Friday, November 26, 2010

Return to the Frozen North

We didn't expect to be back here at Theodore Roosevelt National Park, but circumstances changed.  I got an offer for temporary promotion that I couldn't refuse, and here we are.  The temperature was hovering around zero when we got here, a bit of a shock when you're used to 40.  It's already been down to -9.

We needed to get out of the house we were in back in Larned anyway, so we were going to have to move it.  So our stuff is all in storage, and what a mountain of stuff it is.  I don't know how a person gets so much. 

After we moved to Kansas, we started a campaign to rid ourselves of some of our useful but unnecessary stuff.  Too lazy to have a garage sale, we just made donations to the library, Goodwill, and put up some good stuff on Freecycle.org.  That helped.  What was left, I started packing meticulously into our storage unit with the help of my dad, who I somehow convinced to come help with this whole operation.  I started weeks earlier, stacking plastic tubs and boxes in the back as high as they'd go, then furniture.  Before we knew it, we had packed ourselves out the door with no room for anything else.


In my years traveling between the parks, I will say one thing I've learned is that everything you really need can fit into your car and go down the road.  If you can't do that with it, you probably don't need it.  I pulled a U-Haul trailer 850 miles across the country (and watched my fuel economy in alarm the whole way) just to get all of baby's extra stuff up here.  A third person throws the equation off for us, but we are adapting.
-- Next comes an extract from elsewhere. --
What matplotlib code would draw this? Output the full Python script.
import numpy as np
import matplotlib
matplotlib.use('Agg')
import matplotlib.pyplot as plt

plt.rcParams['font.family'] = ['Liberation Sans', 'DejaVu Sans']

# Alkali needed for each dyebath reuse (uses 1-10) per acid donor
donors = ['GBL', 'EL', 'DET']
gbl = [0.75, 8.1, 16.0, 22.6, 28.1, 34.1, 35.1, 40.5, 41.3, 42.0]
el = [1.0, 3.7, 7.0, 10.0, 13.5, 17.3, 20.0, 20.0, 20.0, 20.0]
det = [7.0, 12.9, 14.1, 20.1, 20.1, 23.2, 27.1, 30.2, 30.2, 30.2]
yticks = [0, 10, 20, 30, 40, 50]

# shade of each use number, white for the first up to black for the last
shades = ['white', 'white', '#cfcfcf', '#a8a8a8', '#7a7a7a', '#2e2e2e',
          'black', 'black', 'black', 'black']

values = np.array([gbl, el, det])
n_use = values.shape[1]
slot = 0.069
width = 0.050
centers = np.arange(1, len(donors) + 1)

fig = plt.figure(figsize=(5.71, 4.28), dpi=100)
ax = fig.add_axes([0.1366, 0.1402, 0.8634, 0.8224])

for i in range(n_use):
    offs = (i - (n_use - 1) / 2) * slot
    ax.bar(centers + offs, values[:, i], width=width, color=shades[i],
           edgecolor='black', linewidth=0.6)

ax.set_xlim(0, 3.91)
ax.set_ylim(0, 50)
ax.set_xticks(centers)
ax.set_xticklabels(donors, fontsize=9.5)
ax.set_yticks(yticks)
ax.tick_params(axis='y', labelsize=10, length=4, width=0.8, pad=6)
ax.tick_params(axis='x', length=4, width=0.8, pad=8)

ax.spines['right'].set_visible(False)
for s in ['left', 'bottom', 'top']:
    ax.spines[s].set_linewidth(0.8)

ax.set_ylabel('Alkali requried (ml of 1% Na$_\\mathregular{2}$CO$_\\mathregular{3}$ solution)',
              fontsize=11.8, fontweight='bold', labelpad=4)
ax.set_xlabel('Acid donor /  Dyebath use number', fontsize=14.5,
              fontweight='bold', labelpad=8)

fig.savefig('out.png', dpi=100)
Most things have stayed the same here, but some things have changed a lot.  Most noticeably, there are a lot more oil wells near Dickinson.  Way more.  The other is the elk reduction staff working in the park, which has our street bustling with early-morning activity several days a week and our housing crammed full.
Baby Alison has enjoyed North Dakota so far.  She's quite wiggly, coos and babbles, and stays warm under many layers of clothes.  She also likes looking out the window at the buttes just like everybody else.

1 comment:

Marianne, aka Ranger Anna said...

We travel with 4--two of whom are teenaged boys. Talk about a lot of crap! The worst part for us is our stash of electronics. God forbid that the boys don't each have their own gaming systems. I now have a stash of apartment cooking/linen gear, and I keep that packed away until moving time again. The hard part is going to YNP where we still need winter clothes all summer long!